Have to agree with many of you. Too much SOP, not enough THINKING. That said, IMHO, one-engine caged and the GPWS screaming is not the time think about what the SOP DIDN'T say. Any questions?
 
I'm in the jumpseat out of ORD a couple of days ago. RWYs 32L, 4L, and 9R are in use. The captain briefs two possible routings for each runway!!! I could tell that the FO stopped listening halfway thru the briefing. When they get the taxi clearance, the captain guns the engines, and darts across two taxiways while the FO finishes reading it back. The FO writes down the clearance and then traces it on the 20-9 with his finger. Now, who is the safer pilot?
 
I'm in the jumpseat out of ORD a couple of days ago. RWYs 32L, 4L, and 9R are in use. The captain briefs two possible routings for each runway!!! I could tell that the FO stopped listening halfway thru the briefing. When they get the taxi clearance, the captain guns the engines, and darts across two taxiways while the FO finishes reading it back. The FO writes down the clearance and then traces it on the 20-9 with his finger.

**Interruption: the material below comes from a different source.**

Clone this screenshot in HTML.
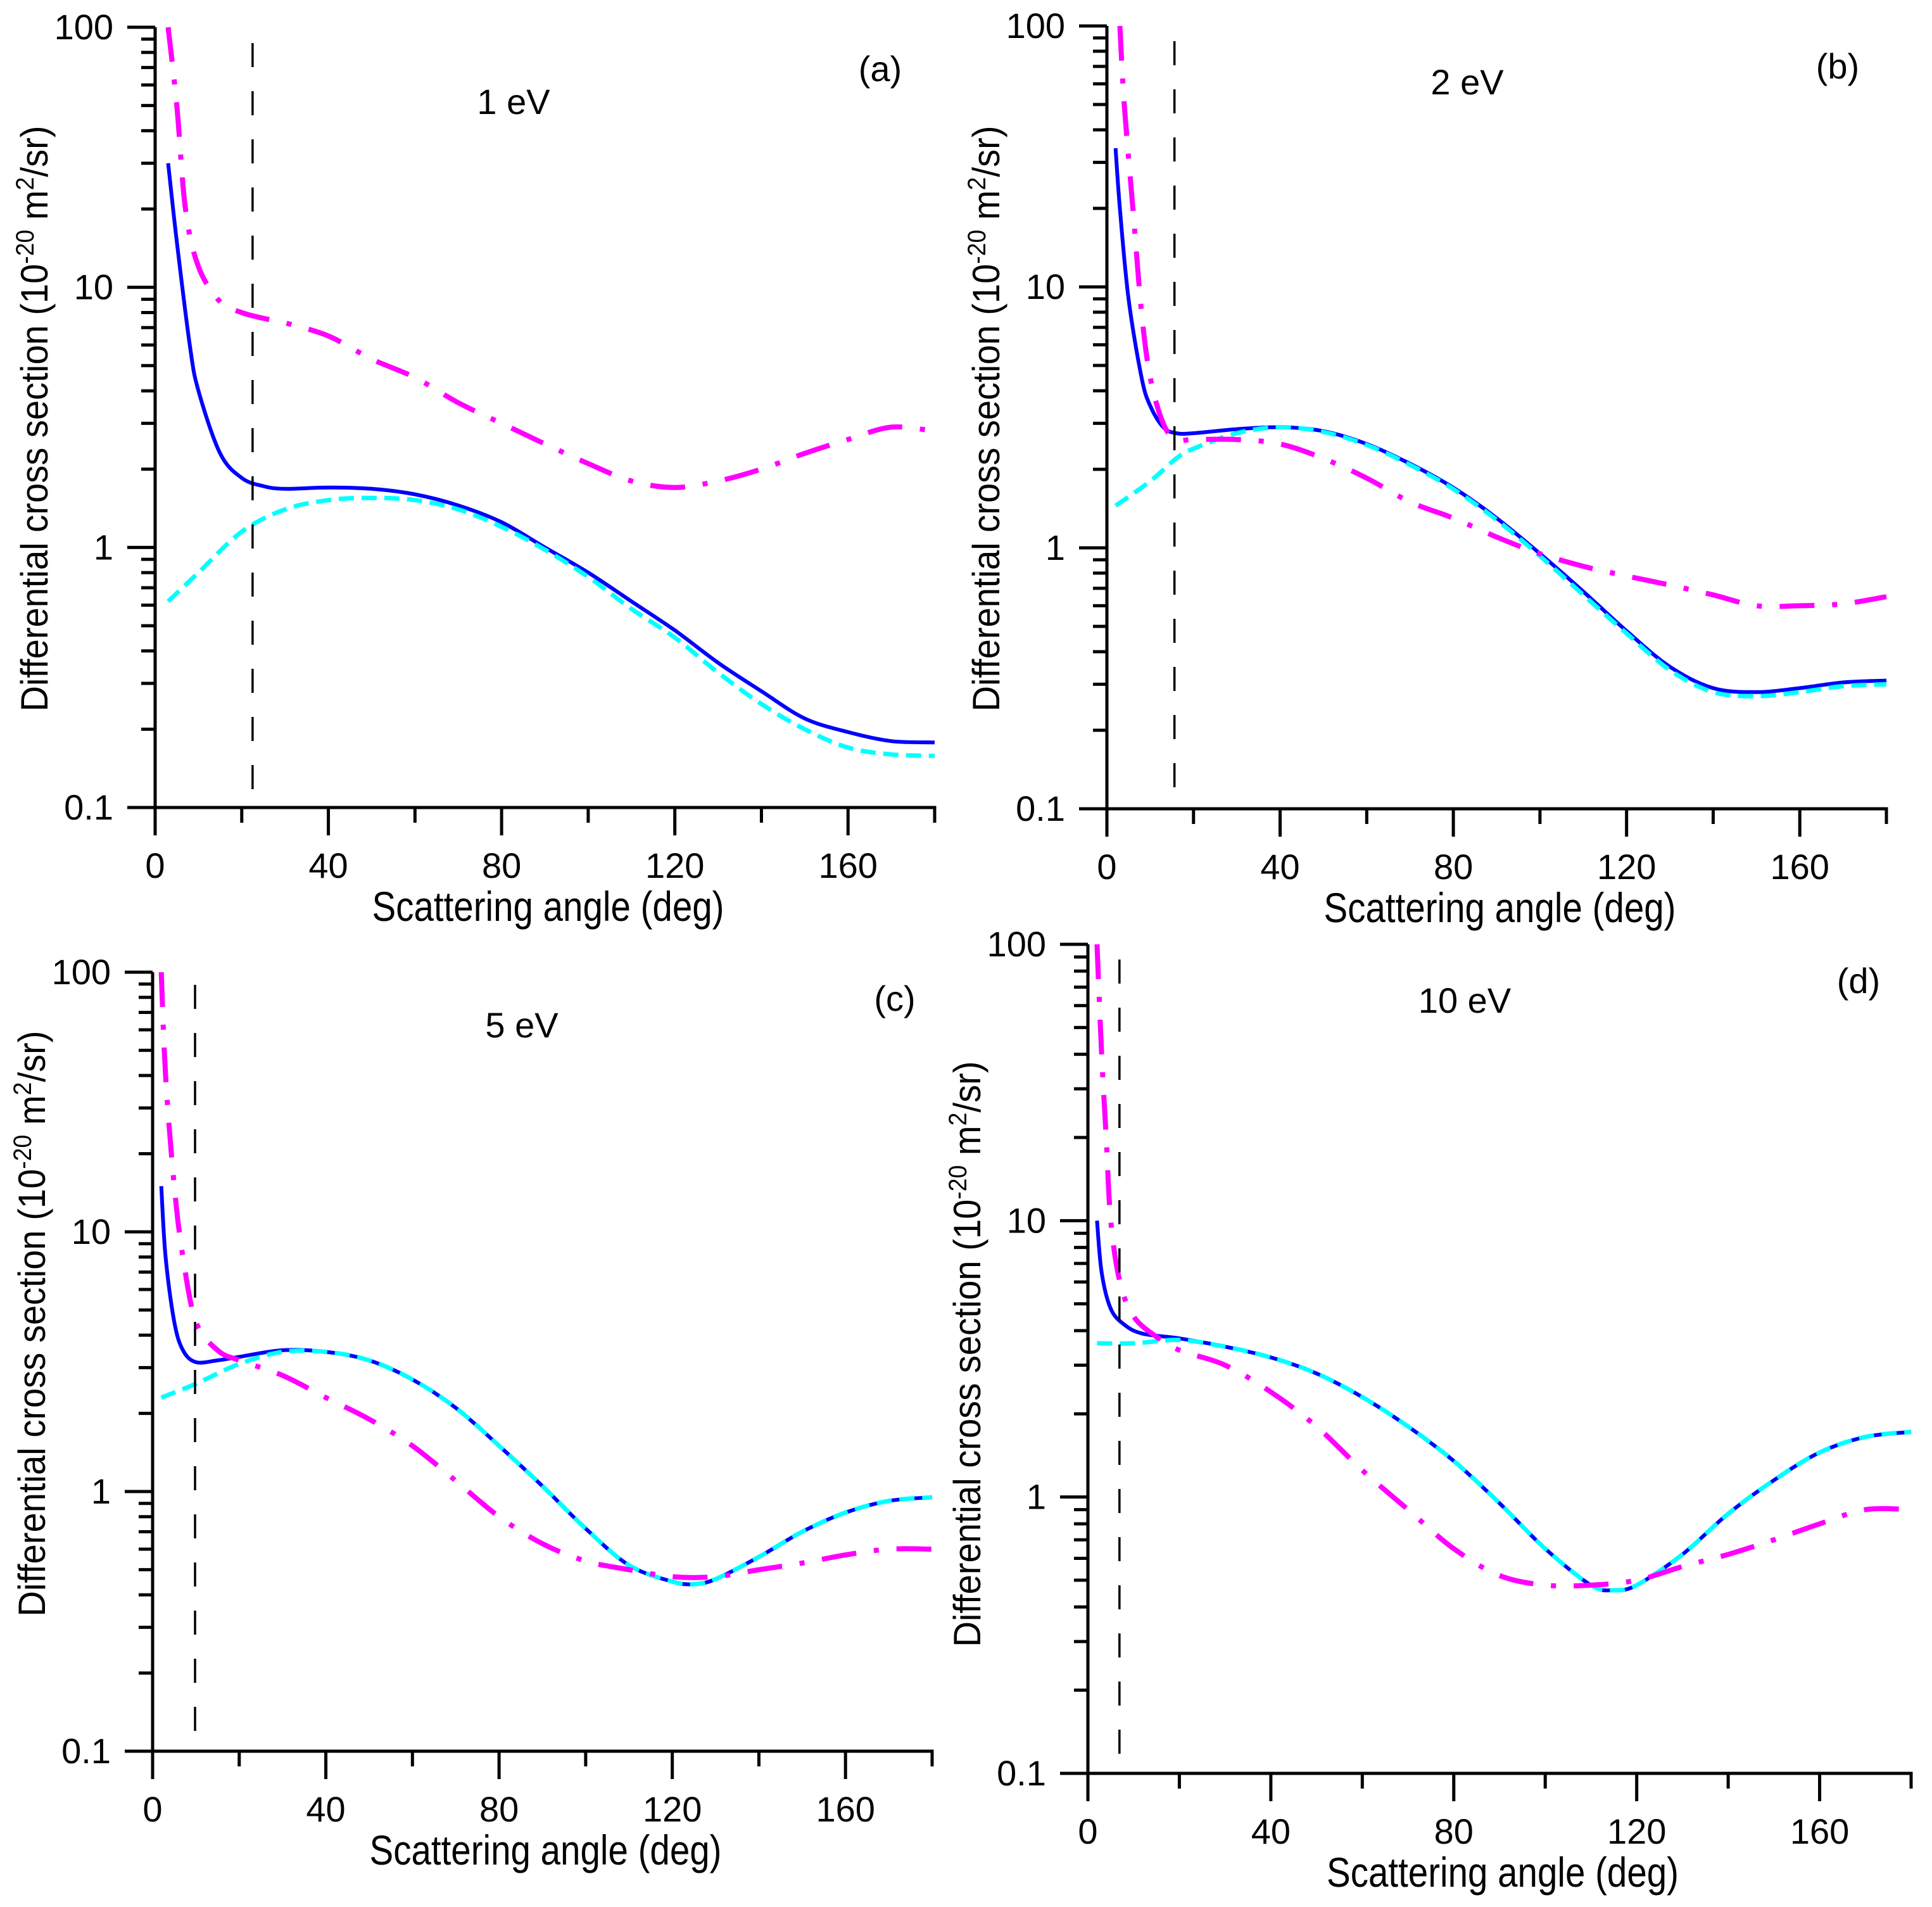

Now, who is the safer pilot?

The bottom line: don't cross or end up on a runway you're not supposed to be on, and don't hit anything. Something less than that might get you yelled at a little, but I'm over that.
 
Everyone is so darn smart....

...now I feel even more nervous to fly on the regionals. You guys are just fountains of knowledge and don't need anyone to tell you anything. This is like listening to high school kids.
 
at Spirit the PF has to transfer controls to the PM for the approach brief...approach lights and suspected taxi route after landing are all among the things that must be briefed, it takes a good 10 minutes to complete properly.

the takeoff briefing is equally painful and long...not complete unless you review the call outs, out loud, for a rejected takeoff.
 
at Spirit the PF has to transfer controls to the PM for the approach brief...approach lights and suspected taxi route after landing are all among the things that must be briefed, it takes a good 10 minutes to complete properly.

the takeoff briefing is equally painful and long...not complete unless you review the call outs, out loud, for a rejected takeoff.

That's what I don't get. Why should we review SOP every brief? I am totally on board with briefing things that may change the abort possibilities from normal, but briefing the same damn abort criteria every time is a bit excessive IMHO.